RECORDS FOR THIS EXERCISE:

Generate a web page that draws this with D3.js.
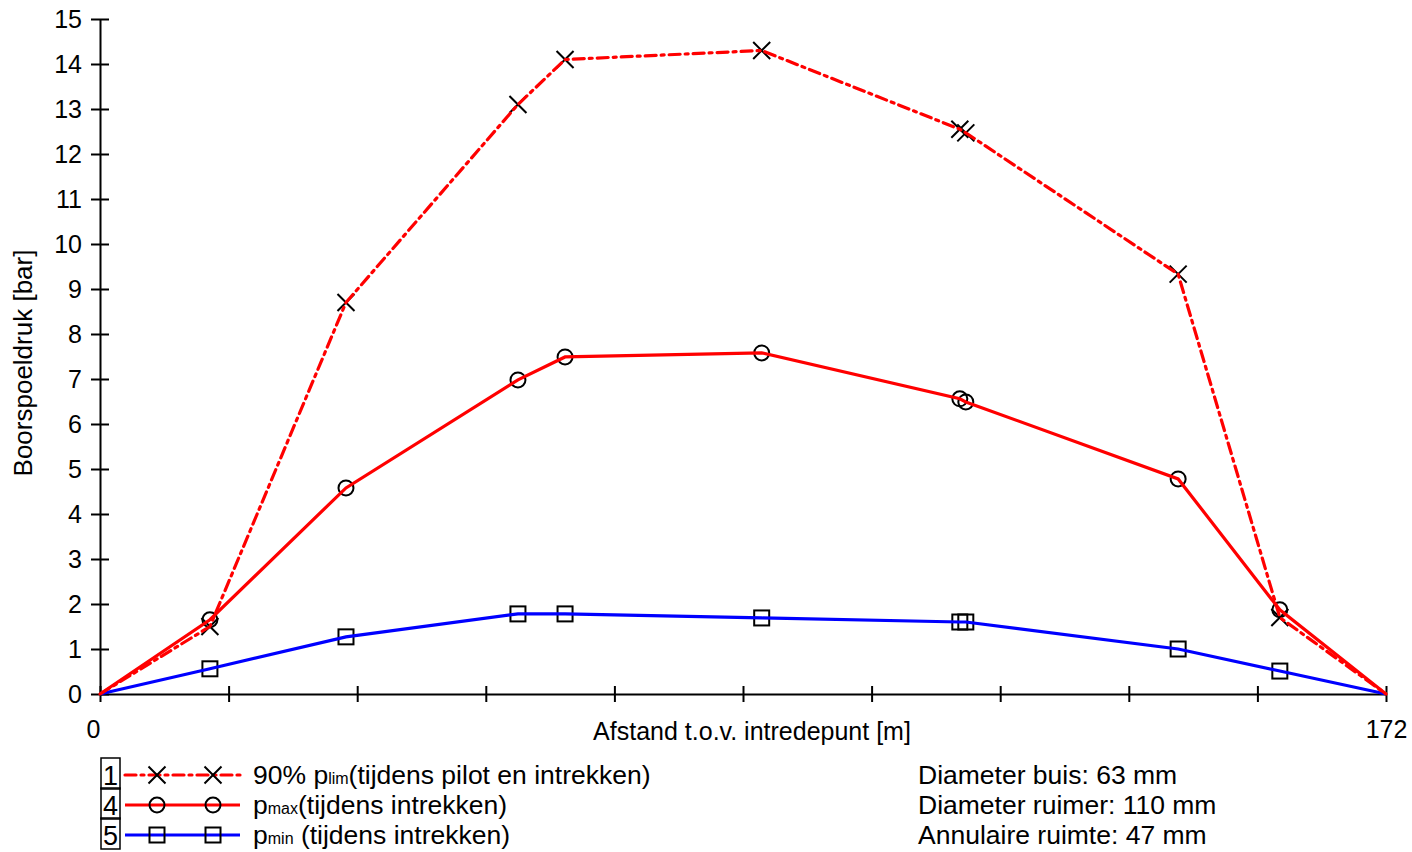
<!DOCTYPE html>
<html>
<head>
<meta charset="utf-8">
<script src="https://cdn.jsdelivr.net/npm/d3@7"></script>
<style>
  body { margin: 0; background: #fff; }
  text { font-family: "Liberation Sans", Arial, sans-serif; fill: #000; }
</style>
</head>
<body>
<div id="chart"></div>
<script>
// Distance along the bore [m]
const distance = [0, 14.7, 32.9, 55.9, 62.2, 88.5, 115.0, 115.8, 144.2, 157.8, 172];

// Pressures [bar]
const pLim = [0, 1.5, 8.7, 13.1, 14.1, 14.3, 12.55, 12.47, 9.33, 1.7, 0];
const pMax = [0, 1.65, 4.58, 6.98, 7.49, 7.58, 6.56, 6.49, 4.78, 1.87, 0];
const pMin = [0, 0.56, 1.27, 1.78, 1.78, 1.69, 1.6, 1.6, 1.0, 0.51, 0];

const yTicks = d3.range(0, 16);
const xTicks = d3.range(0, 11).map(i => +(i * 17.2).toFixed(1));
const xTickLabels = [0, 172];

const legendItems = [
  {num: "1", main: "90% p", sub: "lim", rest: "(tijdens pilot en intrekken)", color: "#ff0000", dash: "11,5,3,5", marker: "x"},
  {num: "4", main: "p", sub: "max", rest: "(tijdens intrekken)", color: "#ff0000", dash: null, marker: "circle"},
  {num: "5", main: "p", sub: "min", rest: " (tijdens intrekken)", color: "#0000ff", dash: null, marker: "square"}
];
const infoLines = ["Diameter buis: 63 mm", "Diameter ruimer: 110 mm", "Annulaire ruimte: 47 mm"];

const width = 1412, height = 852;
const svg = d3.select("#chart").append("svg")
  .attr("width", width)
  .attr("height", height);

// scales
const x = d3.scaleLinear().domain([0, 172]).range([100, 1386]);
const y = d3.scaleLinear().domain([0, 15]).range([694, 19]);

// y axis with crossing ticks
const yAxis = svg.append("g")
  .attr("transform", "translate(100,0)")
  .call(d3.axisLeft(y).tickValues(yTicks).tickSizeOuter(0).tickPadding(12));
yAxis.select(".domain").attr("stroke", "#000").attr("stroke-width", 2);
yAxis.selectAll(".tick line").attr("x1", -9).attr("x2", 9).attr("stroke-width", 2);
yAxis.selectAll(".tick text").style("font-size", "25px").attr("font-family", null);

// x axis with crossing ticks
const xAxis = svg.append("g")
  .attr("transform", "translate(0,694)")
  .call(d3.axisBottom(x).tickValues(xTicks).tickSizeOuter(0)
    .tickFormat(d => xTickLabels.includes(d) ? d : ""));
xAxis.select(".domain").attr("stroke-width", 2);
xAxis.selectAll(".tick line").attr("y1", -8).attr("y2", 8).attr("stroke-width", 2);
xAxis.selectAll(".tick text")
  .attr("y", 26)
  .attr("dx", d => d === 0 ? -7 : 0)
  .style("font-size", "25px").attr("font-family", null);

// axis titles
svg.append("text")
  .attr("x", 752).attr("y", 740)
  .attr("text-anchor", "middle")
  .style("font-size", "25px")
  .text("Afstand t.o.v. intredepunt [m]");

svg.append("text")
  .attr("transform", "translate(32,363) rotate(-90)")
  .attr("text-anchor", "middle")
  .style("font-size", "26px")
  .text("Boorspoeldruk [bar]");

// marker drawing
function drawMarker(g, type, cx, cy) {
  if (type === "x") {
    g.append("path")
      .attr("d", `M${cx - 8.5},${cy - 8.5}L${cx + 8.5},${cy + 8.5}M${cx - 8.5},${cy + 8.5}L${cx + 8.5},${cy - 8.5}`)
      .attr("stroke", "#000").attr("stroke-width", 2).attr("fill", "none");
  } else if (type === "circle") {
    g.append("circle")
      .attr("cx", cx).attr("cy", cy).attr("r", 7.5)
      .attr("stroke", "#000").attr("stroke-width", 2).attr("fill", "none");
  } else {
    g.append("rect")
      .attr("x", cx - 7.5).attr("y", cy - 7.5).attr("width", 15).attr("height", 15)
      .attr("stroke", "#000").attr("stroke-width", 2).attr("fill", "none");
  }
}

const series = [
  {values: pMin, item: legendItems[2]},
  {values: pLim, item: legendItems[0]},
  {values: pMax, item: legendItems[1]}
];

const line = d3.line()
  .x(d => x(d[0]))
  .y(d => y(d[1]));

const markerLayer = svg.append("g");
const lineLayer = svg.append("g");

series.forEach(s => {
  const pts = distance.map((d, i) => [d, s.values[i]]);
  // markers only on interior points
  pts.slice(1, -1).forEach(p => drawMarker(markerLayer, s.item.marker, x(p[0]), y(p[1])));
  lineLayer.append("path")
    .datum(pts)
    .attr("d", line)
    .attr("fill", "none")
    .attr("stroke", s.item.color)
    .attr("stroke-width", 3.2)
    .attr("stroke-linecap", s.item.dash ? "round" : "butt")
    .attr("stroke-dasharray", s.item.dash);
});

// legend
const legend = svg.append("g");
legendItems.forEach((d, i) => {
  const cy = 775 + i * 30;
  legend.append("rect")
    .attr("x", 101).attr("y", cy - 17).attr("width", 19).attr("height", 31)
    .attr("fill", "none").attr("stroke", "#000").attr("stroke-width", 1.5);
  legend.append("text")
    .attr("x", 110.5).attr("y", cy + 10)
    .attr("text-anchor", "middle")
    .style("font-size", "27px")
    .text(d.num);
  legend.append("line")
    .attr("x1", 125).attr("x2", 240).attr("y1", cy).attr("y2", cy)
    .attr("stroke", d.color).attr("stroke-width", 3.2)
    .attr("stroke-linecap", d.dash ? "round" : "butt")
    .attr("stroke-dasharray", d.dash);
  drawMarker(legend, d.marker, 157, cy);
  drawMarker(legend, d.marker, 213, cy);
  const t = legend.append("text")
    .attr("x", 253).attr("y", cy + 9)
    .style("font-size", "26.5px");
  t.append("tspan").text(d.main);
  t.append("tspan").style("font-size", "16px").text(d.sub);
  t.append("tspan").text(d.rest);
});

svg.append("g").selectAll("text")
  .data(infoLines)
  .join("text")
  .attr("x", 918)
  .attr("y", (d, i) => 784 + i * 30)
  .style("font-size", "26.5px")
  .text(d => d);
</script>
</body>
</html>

==

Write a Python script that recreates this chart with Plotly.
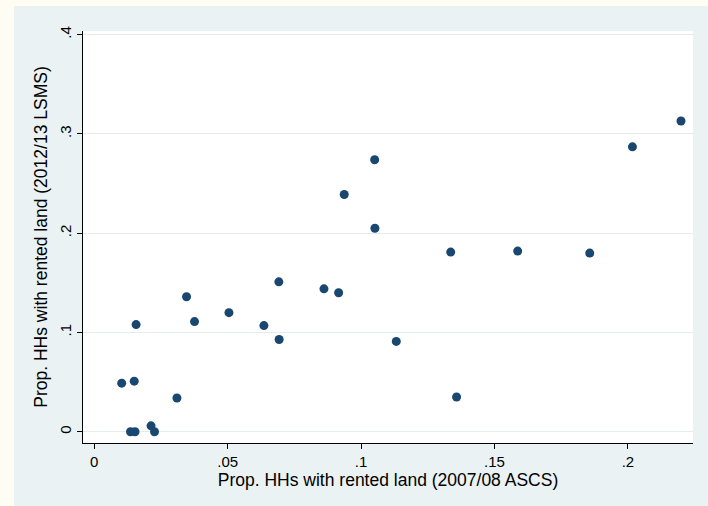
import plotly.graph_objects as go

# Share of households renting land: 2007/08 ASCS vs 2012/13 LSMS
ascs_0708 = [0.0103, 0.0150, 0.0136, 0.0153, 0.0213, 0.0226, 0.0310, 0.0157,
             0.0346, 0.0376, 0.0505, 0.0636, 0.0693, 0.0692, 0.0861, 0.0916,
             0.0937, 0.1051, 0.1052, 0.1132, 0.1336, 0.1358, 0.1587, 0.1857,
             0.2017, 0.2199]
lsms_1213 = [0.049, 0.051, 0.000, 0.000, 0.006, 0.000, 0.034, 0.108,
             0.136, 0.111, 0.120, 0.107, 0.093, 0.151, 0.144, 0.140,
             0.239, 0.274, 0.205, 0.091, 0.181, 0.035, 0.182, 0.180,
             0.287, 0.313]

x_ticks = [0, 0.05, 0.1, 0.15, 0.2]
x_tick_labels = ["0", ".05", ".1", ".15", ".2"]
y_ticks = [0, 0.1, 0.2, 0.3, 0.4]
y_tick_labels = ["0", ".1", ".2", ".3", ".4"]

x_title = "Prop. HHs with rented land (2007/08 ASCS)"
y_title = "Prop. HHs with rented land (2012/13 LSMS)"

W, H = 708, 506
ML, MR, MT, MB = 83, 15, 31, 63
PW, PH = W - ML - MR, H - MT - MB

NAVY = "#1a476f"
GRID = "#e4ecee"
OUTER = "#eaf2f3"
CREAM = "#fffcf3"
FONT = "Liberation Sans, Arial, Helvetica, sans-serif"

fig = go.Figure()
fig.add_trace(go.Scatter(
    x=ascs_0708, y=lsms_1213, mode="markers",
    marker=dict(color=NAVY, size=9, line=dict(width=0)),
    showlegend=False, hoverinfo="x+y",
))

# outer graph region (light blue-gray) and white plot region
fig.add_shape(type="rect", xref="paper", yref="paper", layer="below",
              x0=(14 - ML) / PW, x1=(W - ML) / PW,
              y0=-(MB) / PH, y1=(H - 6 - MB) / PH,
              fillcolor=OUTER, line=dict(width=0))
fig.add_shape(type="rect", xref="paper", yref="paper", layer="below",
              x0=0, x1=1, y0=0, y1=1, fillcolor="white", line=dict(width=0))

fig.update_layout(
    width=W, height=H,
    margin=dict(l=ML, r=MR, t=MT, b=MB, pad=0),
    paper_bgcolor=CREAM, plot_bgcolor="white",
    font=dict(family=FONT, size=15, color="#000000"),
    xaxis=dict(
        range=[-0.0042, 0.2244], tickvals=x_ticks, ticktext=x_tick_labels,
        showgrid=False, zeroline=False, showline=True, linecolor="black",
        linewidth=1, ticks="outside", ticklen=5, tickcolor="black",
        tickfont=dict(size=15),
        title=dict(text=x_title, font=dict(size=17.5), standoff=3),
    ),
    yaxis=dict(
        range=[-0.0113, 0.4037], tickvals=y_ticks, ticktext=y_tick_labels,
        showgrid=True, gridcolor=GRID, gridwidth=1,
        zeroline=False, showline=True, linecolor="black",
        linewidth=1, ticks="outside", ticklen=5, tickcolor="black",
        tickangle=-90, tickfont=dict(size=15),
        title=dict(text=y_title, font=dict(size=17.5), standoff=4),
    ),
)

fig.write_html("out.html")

WORK TO COMPLETE: Using the entries above, write out exactly the lines from the one with "Generate a web" through the one with "144.2, 157.8, 172];", ends included. Leave out any pictures.

THE OUTPUT:
Generate a web page that draws this with D3.js.
<!DOCTYPE html>
<html>
<head>
<meta charset="utf-8">
<script src="https://cdn.jsdelivr.net/npm/d3@7"></script>
<style>
  body { margin: 0; background: #fff; }
  text { font-family: "Liberation Sans", Arial, sans-serif; fill: #000; }
</style>
</head>
<body>
<div id="chart"></div>
<script>
// Distance along the bore [m]
const distance = [0, 14.7, 32.9, 55.9, 62.2, 88.5, 115.0, 115.8, 144.2, 157.8, 172];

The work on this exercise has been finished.